Around October 2003, CDC officials began discussing the need to overhaul the operations in its procurement and grants office. Down recommended Celerant for the job to CDC Chief Operating Officer Bill Gimson, said James Seligman, the CDC's chief information officer, in an interview Friday.
Gimson said Down did not mention any potential conflict of interest when he recommended Celerant. 'Jim's conversation, as a matter of fact, was extremely brief,' Gimson recalled Saturday. 'He said 'I would like to introduce you to a company I think would do great work for CDC.'' After the agency became interested, Gimson said, Down had no further involvement.
After examining Celerant and interviewing company officials, CDC decided to hire the firm, CDC officials said.

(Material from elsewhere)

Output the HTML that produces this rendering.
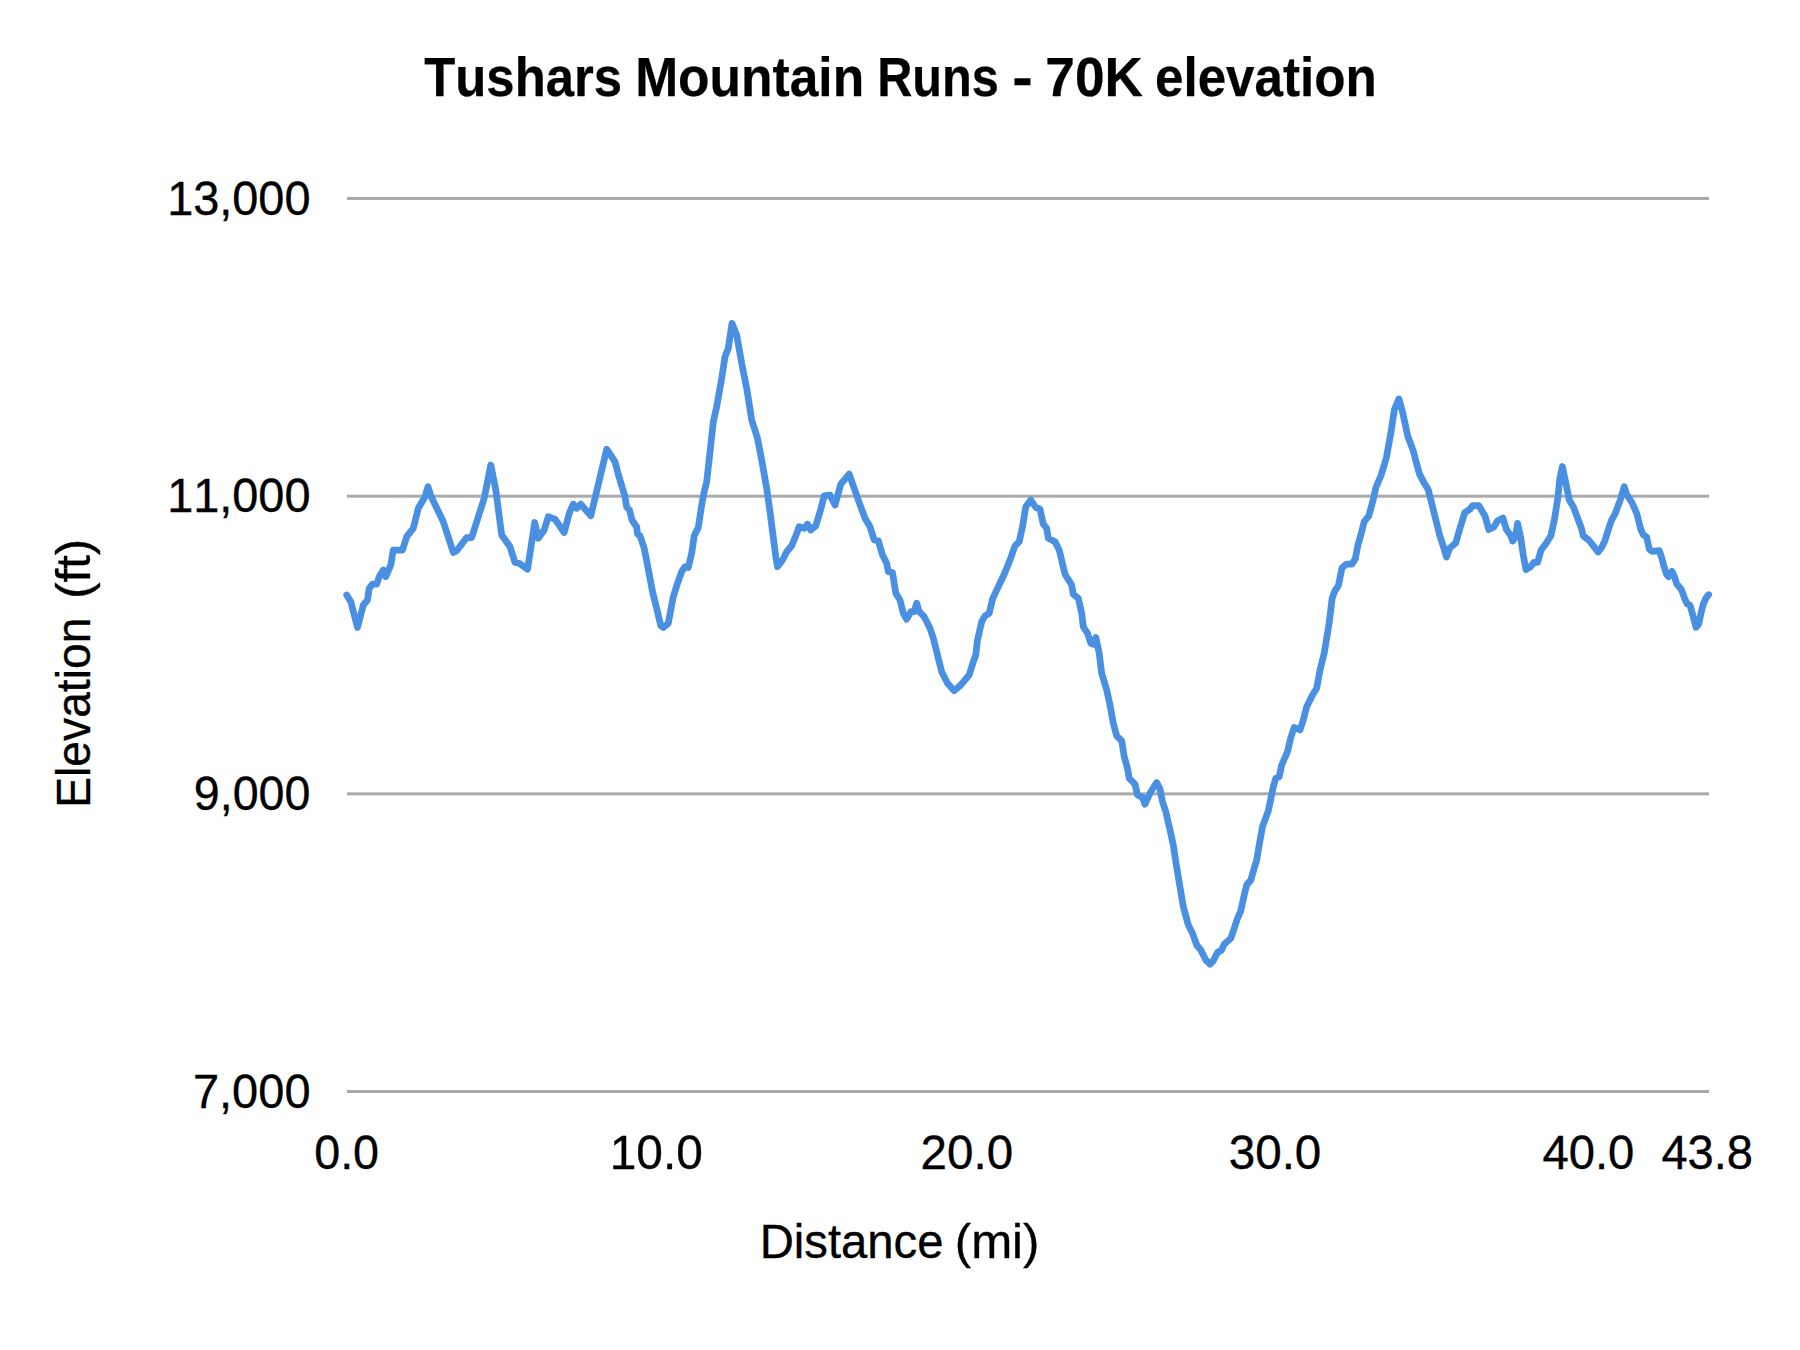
<!DOCTYPE html>
<html lang="en">
<head>
<meta charset="utf-8">
<title>Tushars Mountain Runs - 70K elevation</title>
<style>
html,body{margin:0;padding:0;background:#fff;}
body{width:1800px;height:1350px;overflow:hidden;}
svg{display:block;}
text{font-family:"Liberation Sans",Arial,Helvetica,sans-serif;fill:#000;font-kerning:none;font-size:48.2px;stroke:#000;stroke-width:0.35px;stroke-linejoin:round;}
.title text{font-weight:bold;font-size:55.1px;stroke-width:0.25px;}
</style>
</head>
<body>
<svg width="1800" height="1350" viewBox="0 0 1800 1350">
<rect x="0" y="0" width="1800" height="1350" fill="#ffffff"/>
<g class="title">
<text y="96"><tspan x="424.23" textLength="197.86" lengthAdjust="spacingAndGlyphs">Tushars</tspan> <tspan x="635.15" textLength="229.04" lengthAdjust="spacingAndGlyphs">Mountain</tspan> <tspan x="877.14" textLength="121.65" lengthAdjust="spacingAndGlyphs">Runs</tspan> <tspan x="1012.20" textLength="20.46" lengthAdjust="spacingAndGlyphs">-</tspan> <tspan x="1045.31" textLength="97.58" lengthAdjust="spacingAndGlyphs">70K</tspan> <tspan x="1155.00" textLength="221.77" lengthAdjust="spacingAndGlyphs">elevation</tspan></text>
</g>
<g class="grid">
<rect x="347" y="197.00" width="1362" height="3" fill="#aaaaaa"/>
<rect x="347" y="494.70" width="1362" height="3" fill="#aaaaaa"/>
<rect x="347" y="792.35" width="1362" height="3" fill="#aaaaaa"/>
<rect x="347" y="1090.00" width="1362" height="3" fill="#aaaaaa"/>
</g>
<g class="yaxis">
<text transform="translate(167.13,214.9) scale(0.9727,1)">13,000</text>
<text transform="translate(167.13,511.8) scale(0.9727,1)">11,000</text>
<text transform="translate(193.81,809.7) scale(0.9676,1)">9,000</text>
<text transform="translate(192.89,1107.7) scale(0.9754,1)">7,000</text>
</g>
<g class="xaxis">
<text transform="translate(314.17,1168.6) scale(0.9693,1)">0.0</text>
<text transform="translate(609.65,1168.6) scale(0.9937,1)">10.0</text>
<text transform="translate(920.61,1168.6) scale(0.9860,1)">20.0</text>
<text transform="translate(1228.69,1168.6) scale(0.9879,1)">30.0</text>
<text transform="translate(1542.42,1168.6) scale(0.9799,1)">40.0</text>
<text transform="translate(1661.42,1168.6) scale(0.9767,1)">43.8</text>
</g>
<g class="axis-titles">
<text y="1258.3"><tspan x="759.73" textLength="183.77" lengthAdjust="spacingAndGlyphs">Distance</tspan> <tspan x="954.75" textLength="84.70" lengthAdjust="spacingAndGlyphs">(mi)</tspan></text>
<text transform="translate(90.2,0) rotate(-90)" y="0"><tspan x="-807.79" textLength="190.20" lengthAdjust="spacingAndGlyphs">Elevation</tspan> <tspan x="-598.85" textLength="60.10" lengthAdjust="spacingAndGlyphs">(ft)</tspan></text>
</g>
<polyline fill="none" stroke="#4a90e2" stroke-width="6.75" stroke-linejoin="round" stroke-linecap="round" points="346.7,595 350.8,601.7 357.5,627.5 363.3,605 367.5,600 369.2,588.3 372.5,584.2 376.7,584.2 379.2,576.7 383.3,570 385.8,576.7 390.8,565 393.3,550 402.5,550 406.7,536.7 413.3,528.3 418.3,508.3 425,496.7 428,486.7 430.8,495.8 443.3,521.7 453.3,552.5 456.7,550.8 466.7,537.5 471.7,537.5 478.3,516.7 484.2,498.3 490.8,465 495.8,490 501.7,535 510,546.7 515,562.5 519.2,563.3 527.5,569.2 530.8,548.3 534.7,522.5 538.3,538.3 544.2,530 548.3,516.7 555,519.2 564.2,532.5 569.2,513.3 573.3,504.2 576.7,508.3 580.8,504.2 590.8,515.8 595,498.3 606.7,449.2 615,461.7 618.2,474 625,496.7 626.7,507 629.5,510 632,520 636.7,527 637.5,534 640,535.8 644.2,548.3 647.5,565 652.5,591.7 656.7,608.3 660.8,625.8 663.3,627.5 668.3,623.3 671.7,605 673.3,596.7 677.5,583.3 681.7,571.7 685,566.7 688.3,567.5 691.7,553.3 694.2,535.8 698.3,527.5 701.7,505 704.2,491.7 706.7,481.7 710.8,445 713.3,421.7 716.7,406.7 721.7,378.3 725,356.7 728.3,348.3 732,323.3 736.7,335 741.7,363.3 746.7,388.3 751.7,420 757.5,438.3 761.7,460 766.7,488.3 770,511.7 771.7,525 775.8,556.7 777.5,566.7 782.5,560 786.7,551.7 791.7,545.8 795.8,535.8 799.2,526.7 804.2,528.3 807.5,524.2 810.8,530 815.8,525.8 820.8,509.2 824.2,495.8 830,495 835,505 840.8,484.2 849.2,474.2 858.3,500 865,518.3 870,526.7 874.2,540 878.3,540.8 882.5,555 886.7,563.3 888.3,571.7 892.5,572.5 895.8,593.3 900,600 903.3,613.3 906.7,619.2 910.8,611.7 914.2,611.7 916.7,603.3 919.2,611.7 924.2,616.7 930,628.3 933.3,638.3 938.3,658.3 941.7,671.7 947.5,683.3 954.2,690.8 960,685.8 964.2,680.8 969.2,675 973.3,661.7 975.8,655 977.5,640 981.7,621.7 985,615.8 989.2,613.3 992.5,599.2 998.3,586.7 1004.2,574.2 1010,560 1015,545.8 1019.2,541.7 1022.5,526.7 1025.8,506.7 1030.8,500 1035.8,507.5 1040,509.2 1043.3,524.2 1046.7,528.3 1048.3,538.3 1055,541.7 1059.2,550 1065,574.2 1071.7,585 1073.3,594.2 1078.3,598.3 1081.7,613.3 1083.3,626.7 1087.5,633.3 1090.8,643.3 1093.3,644.2 1095.8,637.5 1099.2,653.3 1101.7,673.3 1106.7,690 1110,705 1113.3,723.3 1116.7,735.8 1121.7,740.8 1124.2,756.7 1127.5,768.3 1129.2,778.3 1135,784.2 1137.5,795 1142.5,797.5 1145,804.2 1150.8,791.7 1156.7,782.5 1160,789 1162.5,801.7 1165.8,811.7 1170,830 1173.3,845 1175.8,861.7 1178.3,876.7 1180.8,891.7 1183.3,906.7 1188.3,925 1192.5,933.3 1196.7,945 1200.8,950 1205.8,960 1210,964.2 1213.3,960.8 1217.5,952.5 1221.7,950 1224.2,944.2 1230.8,938.3 1234.2,928.3 1237.5,918.3 1240.8,910.8 1244.2,895 1246.7,885 1250.8,880 1254.2,868.3 1256.7,860 1259.2,845 1262.5,826.7 1268.3,810.8 1270.8,799 1273.3,786.7 1275.8,778.3 1279.2,776.7 1281.7,765 1287.5,751.7 1290.8,737.5 1294.2,727.5 1300,730 1303.3,720 1306.7,706.7 1312.5,695 1316.7,688.3 1320,670 1324.2,653.3 1327.5,633.3 1329.2,622.5 1332.2,598 1334.9,590.9 1338.4,585.6 1342,567.8 1346.4,564.2 1351.8,564.2 1355.3,558.9 1358,544.7 1361.6,532.2 1364.2,521.6 1368.7,516.2 1373.1,500.2 1375.8,487.8 1381.1,475.3 1386.4,457.6 1390.9,432.7 1394.4,409.6 1398.9,398.9 1402.4,411.3 1407.8,436.2 1413.1,450.4 1419.3,473.6 1423.8,482.4 1428.2,489.6 1432.7,507.3 1439.8,535.8 1443.3,546.4 1446.5,557.1 1449.6,548.2 1455.8,542.9 1459.3,530.4 1464.7,512.7 1470,509.1 1472.7,505.6 1478.9,505.6 1485.1,516.2 1488.7,529.6 1494,526.9 1497.6,520.7 1502.9,518 1506.4,529.6 1510.9,535.8 1512.7,541.1 1515.3,537.6 1517.6,523.3 1520.7,537.6 1523.3,555.3 1526,569.6 1530.4,566.9 1534,562.4 1537.6,562.4 1541.1,550 1546.4,542.9 1550.9,535.8 1554.4,519.8 1558,496.7 1559.8,478.9 1562.4,466.5 1566,484 1569.3,500 1573.3,506.7 1577.3,517.3 1581.3,528 1583.3,536 1588.7,540 1594,546.7 1598,552 1601.3,548 1604.7,541.3 1608,530.7 1611.3,520.7 1615.3,513.3 1620,500.7 1622.7,492 1624.3,486.7 1626.7,494.7 1632,502.7 1636.7,513.3 1640.7,529.3 1643.3,534.7 1646.7,537.3 1649.3,549.3 1652,551.3 1659.3,550.7 1662,558.7 1664,566.7 1666.7,574.7 1668.7,576.7 1672,571.3 1674.7,577.3 1676.7,584 1681.3,589.3 1684.7,598.7 1687.3,604 1690,605.3 1692.7,614.7 1696,627.3 1698.7,624 1701.3,612 1703.3,604 1706,598 1708.7,594.7"/>
</svg>
</body>
</html>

Rather than open up the consulting contract to competitive bidding, CDC executives went looking for an existing contract elsewhere in the federal government that would allow them to hire Celerant directly. Seligman, Kotch and Gimson said this is a common and accepted practice. 'Government agencies are encouraged to use government-wide contracts when they're available and appropriate,' said Seligman.
Seligman called contracting officials at the National Institutes of Health, who he said identified a pre-existing contract that would work. According to the NIH Web site, this particular contract, called ECS III, is for the purchase of computer hardware and software to satisfy your agency's desktop computing needs. CDC officials said it also allowed for the purchase of 'services.'
And, most important for achieving the agency's goal of hiring Celerant, one of the prime contractors had as a listed vendor Novell, the computer software giant, which at the time owned Celerant.

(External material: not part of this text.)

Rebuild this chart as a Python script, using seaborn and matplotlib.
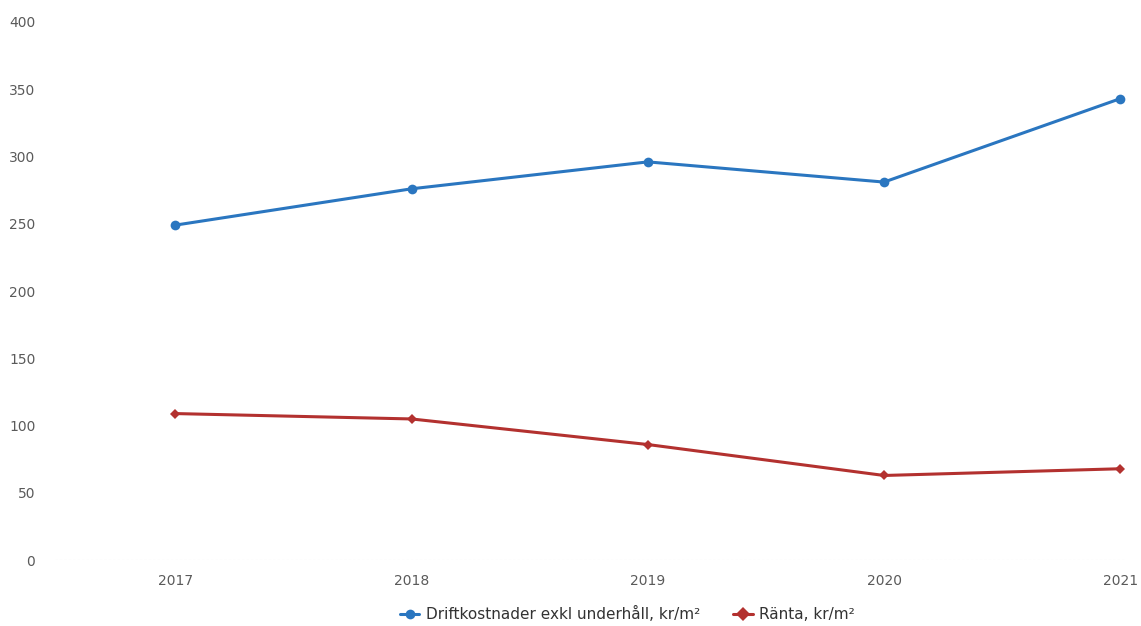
import seaborn as sns
import pandas as pd
import matplotlib.pyplot as plt

# values
years = ["2017", "2018", "2019", "2020", "2021"]
drift = [249, 276, 296, 281, 343]
ranta = [109, 105, 86, 63, 68]
labels = ["Driftkostnader exkl underhåll, kr/m²", "Ränta, kr/m²"]
colors = ["#2a76c0", "#b3312f"]

df = pd.DataFrame({
    "year": years * 2,
    "value": drift + ranta,
    "series": [labels[0]] * len(years) + [labels[1]] * len(years),
})

sns.set_style("white")
plt.rcParams["font.family"] = ["DejaVu Sans"]

fig = plt.figure(figsize=(11.41, 6.26), dpi=100)
ax = fig.add_axes([0.048, 0.105, 0.938, 0.86])

sns.lineplot(data=df, x="year", y="value", hue="series", style="series",
             markers={labels[0]: "o", labels[1]: "D"}, dashes=False,
             palette=dict(zip(labels, colors)), linewidth=2.2,
             markersize=7, markeredgewidth=0, ax=ax)
# diamond a bit smaller
ax.lines[1].set_markersize(5)

ax.set_ylim(0, 400)
ax.set_xlim(-0.51, 4.02)
ax.set_yticks(range(0, 401, 50))
ax.set_xlabel("")
ax.set_ylabel("")
for s in ax.spines.values():
    s.set_visible(False)
ax.axhline(0, color="#dddddd", lw=0.8, ls=(0, (2, 2)), zorder=0)
ax.tick_params(axis="both", length=0, labelsize=10, labelcolor="#5a5a5a")
ax.tick_params(axis="y", pad=14)
ax.tick_params(axis="x", pad=10)

handles, lbls = ax.get_legend_handles_labels()
ax.legend(handles, lbls, loc="upper center", bbox_to_anchor=(0.535, -0.06),
          ncol=2, frameon=False, fontsize=11, handlelength=1.3,
          handletextpad=0.4, columnspacing=2.2, labelcolor="#333333")

fig.savefig("out.png", dpi=100)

'This is a common abuse of IT hardware and software contracts,' said Christopher Yukins, associate professor of government contracts law at the George Washington University Law School in Washington. 'In this case you have an information technology — really a hardware/software contract — being used for consulting services that have little to do with information technology.'
Regardless, the NIH contract is the mechanism CDC used from about December 2003 to February 2004 to hire Celerant to do an initial assessment of how to fix the agency's procurement and grants office. The cost of this initial phase was about $580,000, Seligman said.
The CDC was pleased with Celerant's initial work and wanted the company to go ahead and implement its overhaul plan, at a cost of $10 million. Although the first contract had ended, Seligman said CDC let Celerant continue working and incurring costs while the agency sought NIH approval to again link to the IT contract.
Celerant worked without a contract in place for three months, Kotch said.
Yukins, the government contract law expert, said: 'The federal government takes work done without a contract very seriously. ... It's a violation of federal law, [and] technically speaking it is a criminal violation of law.' While prosecutions are rare, he said, it is a very serious matter.
In April 2004, an anonymous letter arrived at the U.S. Department of Health and Human Services, the parent agency of both the CDC and the NIH, alleging improprieties in the Celerant contracting process. Gimson said that when HHS notified him of the letter, he immediately sent a memo to HHS asking that it conduct an independent inquiry.
By July 2004, HHS officials were sufficiently concerned about the appropriateness of the contract that they issued a formal stop-work order. HHS officials would not grant interviews on the matter.
In September 2004, the CDC said HHS officials allowed the Celerant contract to be reinstated, but required the CDC to take over managing it. They also required the CDC to renegotiate the terms, which resulted in Celerant reducing its costs by $500,000, to $9.5 million. And the CDC set the effective date back to cover the February-May period when Celerant was working without a contract, the agency said.
A CDC public relations risk-management analysis obtained by The Atlanta Journal-Constitution identified several 'threats' to the agency, including 'significant procurement mistakes' and an 'inappropriately backdated' contract document.
The circumstances described in that risk analysis — which CDC officials now seek to discredit as merely 'conjecture' — raise questions about serious and potentially criminal violations of federal procurement law, according to government contract experts.
However, the current case suggests that CDC managers at best seemed to be putting expediency and personal relationships ahead of careful business practices. Was this the sort of management transformation meant above? Now tell me again why it is so important we put managers and bureaucrats, rather than health care professionals, in charge of health care organizations?